Here’s where it gets real. Quarterly reports aren’t cheap. Finance teams grind through month-end closes, disclosures, and audits four times a year, often burning the midnight oil. Industry estimates suggest moving to semiannual reporting could save companies north of $6 billion annually in direct compliance costs. Factor in the freed-up working hours—tens of millions across accounting, audit, and advisory teams, and the gains are even bigger. That’s time companies could pour into R&D, innovation, or scaling operations instead of cranking out 10-Q filings every few months. For smaller public firms, those savings could be a lifeline. Less red tape, more runway.
Of course, not everyone’s yelling “hallelujah.” Critics warn that less frequent reports could mean less transparency. Retail investors, who often rely on quarterly filings to make timely decisions, could be left flying blind. And with longer reporting gaps, some worry about “burying the bad news” or giving insiders more time to trade on non-public info. Prominent names like Jamie Dimon, Warren Buffett, and Larry Fink have supported dialing back guidance but not necessarily reporting itself. They argue that while forecasts fuel short-term thinking, formal reports provide the transparency markets rely on. Still, Atkins downplays transparency concerns. Material events must still be disclosed immediately via 8-K filings, and in today’s always-on information ecosystem, investors are hardly starving for data.
Globally, the U.S. pattern of quarterly reports is somewhat unique. Some major markets like Canada and Japan require quarterly reports, while the European Union generally mandates twice-yearly financial disclosures. Even within the EU, practices vary, and the UK abandoned mandatory quarterly reporting back in 2014, though some firms still release quarterly updates out of market convention. It’s interesting to note that Trump references China approvingly, but Chinese companies listed domestically also generally report quarterly, and Hong Kong-listed firms provide semiannual and annual statements.
Source: Bloomberg
Changing SEC rules is no overnight feat. The agency typically undergoes a formal process involving:
With the current Republican majority, the proposal has a better chance than in prior years. Experts estimate that it could take anywhere from six to twelve months or longer before a final rule is established. But SEC Chair Atkins’ recent statements indicate an eagerness to fast-track this reconsideration as part of a broader agenda to reduce regulatory burdens and modernize disclosure rules.

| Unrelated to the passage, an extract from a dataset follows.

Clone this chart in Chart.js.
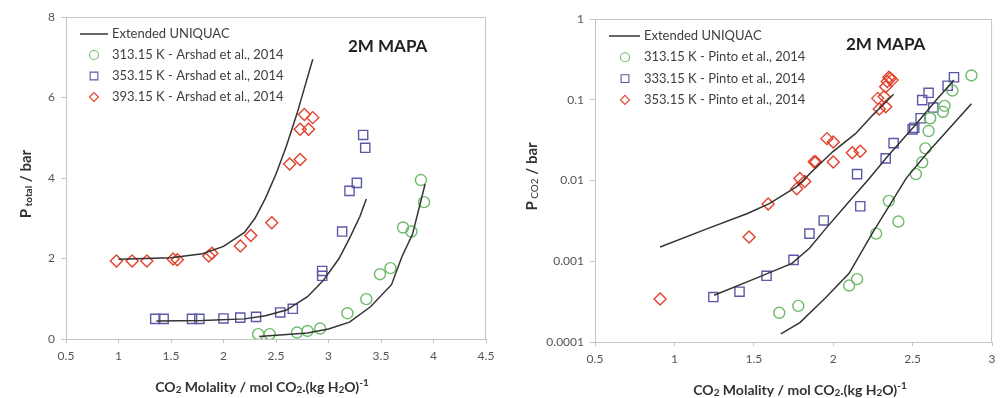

Whether or not quarterly reporting is formally replaced, this debate signals a shift in how we think about transparency, corporate governance, and market efficiency. For financial pros, this could be less hectic. Audit cycles, investor communications, and compliance schedules might all need recalibration. At the same time, technology and automation will likely step in to keep investors fed with data outside of formal reports. For investors, the trade-off is clear: fewer reports mean cost savings for companies, but also fewer peeks under the hood. Market volatility could rise if surprises pile up between disclosures.
Quarterly reporting has been Wall Street’s heartbeat for decades. But now, the SEC is flirting with a new rhythm, one that could free companies from the hamster wheel of three-month deadlines. Whether this creates long-term value or leaves investors chasing shadows will depend on how companies and markets adapt. As Atkins put it: “We have to remember who the boss is, and that’s investors.” So, the real question is, will investors demand the same beat, or are they ready to groove to a slower jam?